Major Japan Firms Report Brisk Earnings for April-June Period

TOKYO (Jiji Press) — Major Japanese firms are posting brisk earnings for April-June in the ongoing quarterly reporting season, on the back of rising leisure demand following the lifting of COVID-19 activity restrictions and thanks to an easing of semiconductor shortages.

A survey by SMBC Nikko Securities Inc. of April-June reports from companies in the TOPIX index of the Tokyo Stock Exchange has suggested a year-on-year increase of around 20% in their net profits.

Meanwhile, a slowdown in the Chinese economy is casting a shadow over the outlook for the manufacturing sector in particular.

In the first quarter of fiscal 2023, Toyota Motor Corp.’s consolidated operating profit surged 93.7% from a year before to ¥1,120.9 billion, supported by the yen’s weakening and price revisions while production rebounded as chip shortages eased.

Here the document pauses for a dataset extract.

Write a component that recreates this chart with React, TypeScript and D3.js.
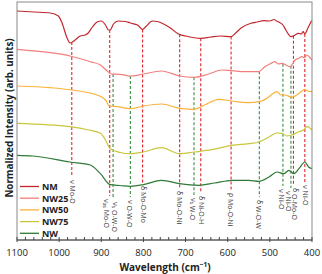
import React from "react";
import * as d3 from "d3";

// FTIR spectra, [wavenumber (cm-1), normalized intensity (arb. units)]
const nm: [number, number][] = [
  [1100, 229], [1060, 228], [1021, 227], [1002, 224], [993, 217], [983, 204], [974, 197],
  [962, 200], [950, 204], [938, 205], [931, 207], [921, 213], [910, 218], [900, 219],
  [890, 215], [883, 210], [879, 210], [871, 216], [860, 219], [843, 218.5], [831, 217],
  [814, 215], [802, 210.5], [793, 214], [779, 219], [767, 218.5], [752, 216], [736, 212],
  [717, 206], [700, 204], [664, 201.7], [640, 203], [617, 204], [593, 203.3], [581, 207],
  [569, 211.7], [545, 216.7], [530, 218], [514, 219.3], [500, 219], [490, 220.5], [484, 219],
  [479, 218], [469, 215], [462, 210], [450, 203.3], [440, 205], [433, 206.7], [425, 206],
  [421, 208.3], [417, 206], [410, 211.7], [405, 216], [402, 218.3], [400, 219.3],
];
const nw25: [number, number][] = [
  [1100, 190.7], [1021, 187.3], [974, 184], [926, 178.3], [902, 175], [886, 169], [876, 166],
  [855, 165.7], [831, 164], [800, 166], [757, 169], [714, 164], [679, 162.7], [645, 166],
  [614, 170], [590, 169.3], [560, 168.3], [526, 168.3], [512, 173.3], [500, 176], [488, 178.3],
  [480, 176], [471, 176.7], [462, 175], [452, 173.3], [446, 176], [440, 180], [430, 182],
  [424, 183.3], [418, 182], [412, 185], [406, 183], [400, 180],
];
const nw50: [number, number][] = [
  [1100, 154], [1021, 152.3], [969, 150], [910, 145], [890, 140], [881, 134], [862, 133.3],
  [831, 131.3], [800, 134], [757, 136], [714, 131.7], [679, 130.7], [655, 135], [621, 140.7],
  [590, 139], [550, 137.3], [526, 138.3], [502, 143.3], [494, 146], [483, 148.3], [474, 145],
  [464, 145], [448, 142.7], [440, 144], [431, 146.7], [417, 150.7], [410, 149], [400, 148.3],
];
const nw75: [number, number][] = [
  [1100, 116.7], [974, 113.3], [930, 110], [902, 106.7], [890, 100], [879, 91.3], [855, 87.5],
  [831, 86.3], [800, 88], [757, 92.3], [714, 86.3], [679, 88], [638, 90.3], [590, 94.7],
  [550, 96.3], [526, 98], [502, 103], [483, 107], [471, 106.7], [460, 104], [448, 105],
  [431, 108.3], [420, 110], [412, 113.3], [400, 110],
];
const nw: [number, number][] = [
  [1100, 84.7], [1062, 84], [974, 78], [926, 75], [902, 66.3], [879, 55.3], [855, 54.5],
  [831, 53.7], [800, 55.3], [757, 59.7], [714, 56.3], [669, 54.7], [631, 57], [590, 59.7],
  [550, 59.7], [526, 58.7], [502, 63], [483, 68], [467, 66.3], [455, 69.7], [443, 66.3],
  [431, 71.3], [417, 78], [408, 73], [400, 71.3],
];

const samples = ["NM", "NW25", "NW50", "NW75", "NW"];
const spectra = [nm, nw25, nw50, nw75, nw];
const sampleColors = ["#c1272d", "#f27f7c", "#fbb23a", "#c9c63c", "#2f7a36"];

// band assignments: wavenumber, label, sample where the band is marked
const bandWave = [970, 880, 872, 831, 802, 714, 680, 664, 592, 525, 469, 450, 444, 417];
const bandName = [
  ["ν", "", " Mo-O"], ["ν", "as", " Mo-O"], ["ν", "s", " O-W-O"], ["ν", "", " O-W-O"],
  ["δ", "", " Mo-O-Mo"], ["δ", "", " Mo-O-Ni"], ["ν", "s", " W-O"], ["δ", "", " Ni-O-H"],
  ["ρ", "", " Mo-O-Ni"], ["δ", "", " W-O-W"], ["ν", "", " Ni-O"], ["ν", "", " Ni-O"],
  ["δ", "", " O-Mo-O"], ["ν", "", " Ni-O"],
];
const bandSource = ["NM", "NM", "NW25", "NW25", "NM", "NM", "NW25", "NM", "NM", "NW25", "NW25", "NW25", "NM", "NM"];

const xTicks = [1100, 1000, 900, 800, 700, 600, 500, 400];

const W = 322;
const H = 274;
const left = 17, right = 312, top = 2, bottom = 240;

// where each dashed line stops, and label nudges
const lineEnd = [177, 196, 199, 197, 183, 188, 195, 193, 190, 197, 186, 188, 185, 182];
const labelDx = [1, -3, 2, 0, 1, 0, -1, 1, 0, 0, -1, -2, 2, 1];

function interp(s: [number, number][], w: number) {
  for (let i = 0; i < s.length - 1; i++) {
    const [w0, v0] = s[i];
    const [w1, v1] = s[i + 1];
    if (w <= w0 && w >= w1) return v0 + ((w - w0) / (w1 - w0)) * (v1 - v0);
  }
  return s[s.length - 1][1];
}

export default function App() {
  const x = d3.scaleLinear().domain([1100, 400]).range([left, right]);
  const y = d3.scaleLinear().domain([0, 238]).range([bottom, top]);
  const line = d3
    .line<[number, number]>()
    .x((d) => x(d[0]))
    .y((d) => y(d[1]))
    .curve(d3.curveMonotoneX);

  const minor = d3.range(1100, 399, -20).filter((v) => v % 100 !== 0);
  const font = "'Open Sans', 'Noto Sans', sans-serif";

  return (
    <svg width={W} height={H} style={{ position: "absolute", left: 0, top: 0, background: "#fff" }} fontFamily={font}>
      {/* dashed band markers */}
      {bandWave.map((w, i) => {
        const src = spectra[samples.indexOf(bandSource[i])];
        const isNM = bandSource[i] === "NM";
        return (
          <line
            key={"b" + i}
            x1={x(w)}
            x2={x(w)}
            y1={y(interp(src, w))}
            y2={lineEnd[i]}
            stroke={isNM ? "#e0262b" : "#3d8a45"}
            strokeWidth={1.1}
            strokeDasharray="3,2"
          />
        );
      })}
      {bandWave.map((w, i) => {
        const [g, sub, rest] = bandName[i];
        const lx = x(w) + labelDx[i];
        const ly = lineEnd[i] + 3;
        return (
          <text
            key={"t" + i}
            transform={`translate(${lx},${ly}) rotate(90)`}
            fontSize={7}
            fill="#333"
            dominantBaseline="central"
          >
            {g}
            {sub && (
              <tspan fontSize={5} dy={1.5}>
                {sub}
              </tspan>
            )}
            <tspan dy={sub ? -1.5 : 0}>{rest}</tspan>
          </text>
        );
      })}

      {spectra.map((s, i) => (
        <path key={samples[i]} d={line(s) ?? ""} fill="none" stroke={sampleColors[i]} strokeWidth={1.2} />
      ))}

      {/* frame */}
      <rect x={left} y={top} width={right - left} height={bottom - top} fill="none" stroke="#8a8a8a" strokeWidth={1} />
      <line x1={left} x2={right} y1={bottom} y2={bottom} stroke="#444" strokeWidth={1} />
      {xTicks.map((t) => (
        <g key={"x" + t}>
          <line x1={x(t)} x2={x(t)} y1={bottom - 3} y2={bottom + 2} stroke="#444" />
          <text x={x(t)} y={256} textAnchor="middle" fontSize={9.5} fill="#222">
            {t}
          </text>
        </g>
      ))}
      {minor.map((t) => (
        <line key={"m" + t} x1={x(t)} x2={x(t)} y1={bottom - 3} y2={bottom} stroke="#444" />
      ))}

      <text x={165} y={271} textAnchor="middle" fontSize={10} fontWeight="bold" fill="#222">
        Wavelength (cm<tspan fontSize={6.5} dy={-4}>−1</tspan><tspan dy={4}>)</tspan>
      </text>
      <text transform={`translate(13,118) rotate(-90)`} textAnchor="middle" fontSize={9.8} fontWeight="bold" fill="#222">
        Normalized Intensity (arb. units)
      </text>

      {/* legend */}
      {samples.map((s, i) => (
        <g key={"l" + s} transform={`translate(20,${186.5 + i * 11.7})`}>
          <line x1={0} x2={19} y1={0} y2={0} stroke={sampleColors[i]} strokeWidth={1.3} />
          <text x={22} y={0} dominantBaseline="central" fontSize={9} fontWeight="bold" fill="#222">
            {s}
          </text>
        </g>
      ))}
    </svg>
  );
}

Toyota was said to be the first Japanese company to achieve a quarterly operating profit of over ¥1 trillion. Chief Communication Officer Jun Nagata attributed the achievement to “improved product competitiveness, as well as measures to cope with the semiconductor shortage and the COVID-19 pandemic.”

Strong earnings are spilling over to auto parts makers. Motor maker Nidec Corp. logged a record April-June net profit, and its auto parts business achieved an operating profit.

“We will expand our earnings exponentially,” Nidec Chairman Shigenobu Nagamori said at a press conference.

Earnings at power companies are rapidly recovering after being hit hard by soaring fuel prices amid Russia’s invasion of Ukraine, as their profitability is improving on a pullback in fuel prices and electricity rate hikes.

Brokerage firms are enjoying sharp profit increases on higher commission revenues thanks to the buoyant Japanese stock market.

“Japan-related operations, mainly in the sales division, were strong,” said Takumi Kitamura, chief financial officer at Nomura Holdings Inc.

Leisure demand rebounding

Kimihiro Nakahori, chief financial officer of airline group ANA Holdings Inc., said that domestic leisure demand is rebounding above levels before the COVID-19 pandemic.

The parent company of All Nippon Airways reported its first April-June operating profit in four years. Along with rival Japan Airlines Co., the company is seeing earnings clearly improve as international passenger traffic is rebounding following the removal of COVID-19 border controls.

Tokyo Disney Resort operator Oriental Land Co. posted a record net profit of ¥27.4 billion, up 2.3-fold from a year before.

“The number of visitors from overseas has increased considerably,” a company official said.

Department store operator Isetan Mitsukoshi Holdings Ltd. saw both sales and profits increase thanks to a jump in demand from foreign visitors in the past few months.

China economy posing risks

On the other hand, general trading houses logged profit declines as commodity prices fell back. Mitsubishi Corp.’s net profit plunged 40%.

Home electronics retailer Yamada Holdings Co. reported lower quarterly sales and profits as its home appliance division is “struggling significantly” after demand linked to people staying home during the pandemic waned, according to executive officer Koichi Kiyomura.

Reflecting a slowdown in the Chinese economy, steelmaker JFE Holdings Inc. revised down its earnings forecasts for the year through March.

“The Chinese market has yet to recover,” JFE Executive Vice President Masashi Terahata said. “It may be delayed until early next year.”

“Business sentiment is worse than initially expected,” said Hirokazu Umeda, executive vice president of Panasonic Holdings Corp.